3. Types of Woodworkers & Typical Work Environments
Although the field of woodworking is growing as new technologies are introduced, there are basically four main types of woodworkers:
Furniture finishers may work with antiques or other wood pieces, and shape, finish, stain, seal, and apply top coatings to preserve, repair, and refinish wood furnishings.
Cabinetmakers typically make parts for cabinets or other wood products. They cut, shape and assemble parts, and also often design custom pieces. They may even install cabinetry.
Wood machine operators specialize in running machinery used in woodworking.
Woodworking tenders also operate machinery used in woodworking, including drill presses, routers, planers, and sanders.

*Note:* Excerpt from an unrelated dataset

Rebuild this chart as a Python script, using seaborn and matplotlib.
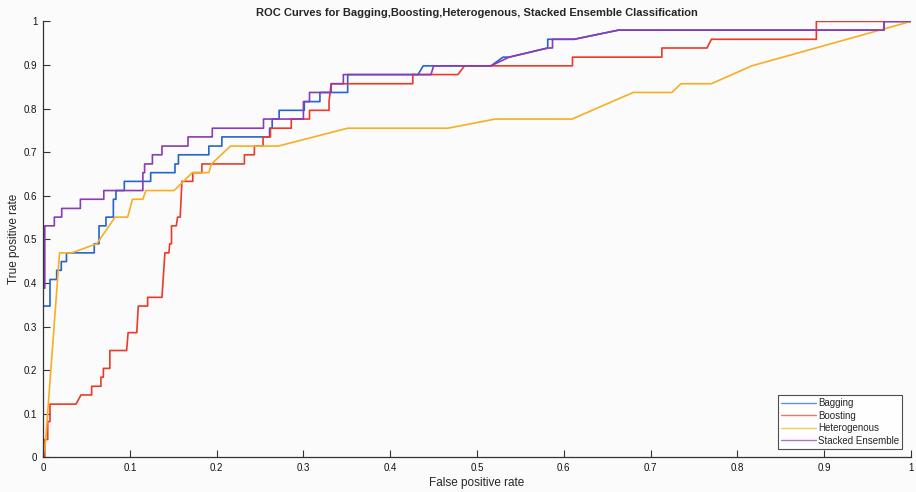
import matplotlib
matplotlib.use("Agg")
import matplotlib.pyplot as plt
import seaborn as sns
import pandas as pd

# ---- data ----
models = ["Bagging", "Boosting", "Heterogenous", "Stacked Ensemble"]

bagging_fpr = [0, 0, 0.008, 0.008, 0.0157, 0.0157, 0.021, 0.021, 0.027, 0.027, 0.059, 0.059,
               0.0645, 0.0645, 0.0725, 0.0725, 0.081, 0.081, 0.084, 0.084, 0.0936, 0.0936,
               0.124, 0.124, 0.152, 0.152, 0.156, 0.156, 0.191, 0.191, 0.206, 0.206, 0.261,
               0.261, 0.264, 0.264, 0.272, 0.272, 0.301, 0.301, 0.319, 0.319, 0.351, 0.351,
               0.432, 0.438, 0.516, 0.530, 0.537, 0.5815, 0.5815, 0.612, 0.663, 0.969, 0.969, 1.0]
bagging_tpr = [0, 0.347, 0.347, 0.408, 0.408, 0.429, 0.429, 0.449, 0.449, 0.469, 0.469, 0.490,
               0.490, 0.531, 0.531, 0.551, 0.551, 0.592, 0.592, 0.612, 0.612, 0.633,
               0.633, 0.653, 0.653, 0.673, 0.673, 0.694, 0.694, 0.714, 0.714, 0.735, 0.735,
               0.755, 0.755, 0.776, 0.776, 0.796, 0.796, 0.816, 0.816, 0.837, 0.837, 0.878,
               0.878, 0.898, 0.898, 0.918, 0.918, 0.939, 0.959, 0.959, 0.980, 0.980, 1.0, 1.0]

boosting_fpr = [0, 0.002, 0.002, 0.0054, 0.0054, 0.008, 0.008, 0.038, 0.0437, 0.056, 0.056,
                0.0667, 0.0667, 0.0695, 0.0695, 0.077, 0.077, 0.0963, 0.098, 0.108, 0.1097,
                0.1205, 0.1205, 0.137, 0.1404, 0.145, 0.146, 0.148, 0.148, 0.1535, 0.155,
                0.158, 0.160, 0.1725, 0.1725, 0.183, 0.183, 0.232, 0.232, 0.2435, 0.2435,
                0.2535, 0.2535, 0.262, 0.262, 0.286, 0.286, 0.307, 0.307, 0.3295, 0.3295,
                0.332, 0.426, 0.426, 0.478, 0.4856, 0.610, 0.610, 0.713, 0.713, 0.765, 0.770,
                0.891, 0.891, 1.0]
boosting_tpr = [0, 0, 0.041, 0.041, 0.082, 0.082, 0.122, 0.122, 0.143, 0.143, 0.163,
                0.163, 0.184, 0.184, 0.204, 0.204, 0.245, 0.245, 0.286, 0.286, 0.347,
                0.347, 0.367, 0.367, 0.469, 0.469, 0.490, 0.490, 0.531, 0.531, 0.551,
                0.551, 0.633, 0.633, 0.653, 0.653, 0.673, 0.673, 0.694, 0.694, 0.714,
                0.714, 0.735, 0.735, 0.755, 0.755, 0.776, 0.776, 0.796, 0.796, 0.816,
                0.857, 0.857, 0.878, 0.878, 0.898, 0.898, 0.918, 0.918, 0.939, 0.939, 0.959,
                0.959, 1.0, 1.0]

hetero_fpr = [0, 0.003, 0.019, 0.033, 0.062, 0.083, 0.0975, 0.103, 0.115, 0.1185, 0.151,
              0.172, 0.191, 0.194, 0.216, 0.271, 0.351, 0.4665, 0.521, 0.6095, 0.680,
              0.7245, 0.735, 0.770, 0.8165, 1.0]
hetero_tpr = [0, 0.04, 0.469, 0.469, 0.490, 0.551, 0.551, 0.592, 0.592, 0.612, 0.612,
              0.653, 0.653, 0.673, 0.714, 0.714, 0.755, 0.755, 0.776, 0.776, 0.837,
              0.837, 0.857, 0.857, 0.898, 1.0]

stacked_fpr = [0, 0, 0.002, 0.002, 0.013, 0.013, 0.0215, 0.0215, 0.043, 0.043, 0.070, 0.070,
               0.115, 0.115, 0.117, 0.117, 0.126, 0.126, 0.137, 0.137, 0.167, 0.167, 0.195,
               0.195, 0.254, 0.254, 0.300, 0.300, 0.307, 0.307, 0.332, 0.332, 0.346, 0.346,
               0.447, 0.450, 0.516, 0.537, 0.5815, 0.587, 0.587, 0.612, 0.663, 0.969, 0.969, 1.0]
stacked_tpr = [0, 0.388, 0.388, 0.531, 0.531, 0.551, 0.551, 0.571, 0.571, 0.592, 0.592, 0.612,
               0.612, 0.653, 0.653, 0.673, 0.673, 0.694, 0.694, 0.714, 0.714, 0.735, 0.735,
               0.755, 0.755, 0.776, 0.776, 0.816, 0.816, 0.837, 0.837, 0.857, 0.857, 0.878,
               0.878, 0.898, 0.898, 0.918, 0.939, 0.939, 0.959, 0.959, 0.980, 0.980, 1.0, 1.0]

tick_values = [0, 0.1, 0.2, 0.3, 0.4, 0.5, 0.6, 0.7, 0.8, 0.9, 1]
tick_labels = ["0", "0.1", "0.2", "0.3", "0.4", "0.5", "0.6", "0.7", "0.8", "0.9", "1"]

# ---- build long table ----
frames = []
for name, xs, ys in [("Bagging", bagging_fpr, bagging_tpr),
                     ("Boosting", boosting_fpr, boosting_tpr),
                     ("Heterogenous", hetero_fpr, hetero_tpr),
                     ("Stacked Ensemble", stacked_fpr, stacked_tpr)]:
    frames.append(pd.DataFrame({"fpr": xs, "tpr": ys, "model": name}))
df = pd.concat(frames, ignore_index=True)

sns.set_style("ticks")
plt.rcParams["font.family"] = ["Liberation Sans", "DejaVu Sans"]

palette = {"Bagging": "#2463d4", "Boosting": "#ec3a2a",
           "Heterogenous": "#f7ae22", "Stacked Ensemble": "#8b3bb5"}

fig = plt.figure(figsize=(9.16, 4.92), dpi=100, facecolor="#fbfbfb")
ax = fig.add_axes([0.047, 0.0705, 0.9475, 0.886])
ax.set_facecolor("#fbfbfb")

sns.lineplot(data=df, x="fpr", y="tpr", hue="model", hue_order=models, palette=palette,
             sort=False, estimator=None, units="model", linewidth=1.2, ax=ax)

ax.set_xlim(0, 1)
ax.set_ylim(0, 1)
ax.set_xticks(tick_values)
ax.set_xticklabels(tick_labels)
ax.set_yticks(tick_values)
ax.set_yticklabels(tick_labels)
ax.tick_params(direction="in", length=5, width=0.8, color="#333333", labelsize=7, pad=4,
               labelcolor="#111111")
sns.despine(ax=ax)
for s in ["left", "bottom"]:
    ax.spines[s].set_color("#333333")
    ax.spines[s].set_linewidth(0.9)

ax.set_xlabel("False positive rate", fontsize=8.5, labelpad=3)
ax.set_ylabel("True positive rate", fontsize=8.5, labelpad=3)
ax.set_title("ROC Curves for Bagging,Boosting,Heterogenous, Stacked Ensemble Classification",
             fontsize=8, fontweight="bold", pad=4)

leg = ax.legend(loc="lower right", fontsize=7, frameon=True, fancybox=False, handlelength=3.6,
                handletextpad=0.2, borderpad=0.3, labelspacing=0.25, borderaxespad=0.9)
leg.get_frame().set_edgecolor("#222222")
leg.get_frame().set_linewidth(0.8)
leg.get_frame().set_facecolor("white")
for line in leg.get_lines():
    line.set_linewidth(1.0)
    line.set_alpha(0.7)

fig.savefig("out.png", dpi=100, facecolor=fig.get_facecolor())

Woodworker’s work environments vary depending on job duties. If a woodworker is employed to handle and cut large heavy materials, he or she may work in a factory setting. Cabinet and countertop woodworkers typically work in large or small manufacturing plants. Some woodworkers work in sawmills, while other’s work out of home shops. In 2014, there were just over 237,000 jobs for all woodworkers, with other wood product manufacturing employing 23 percent; wood kitchen cabinets and countertop manufacturing employing 21 percent. Most woodworkers work a regular, full-time workweek.
Employment growth is also expected to be good for woodworkers who specialize in items used in renovation, such as moldings, cabinets, stairs, and windows. Firms that focus on custom woodwork should be able to compete against imports without the need to outsource jobs to other countries.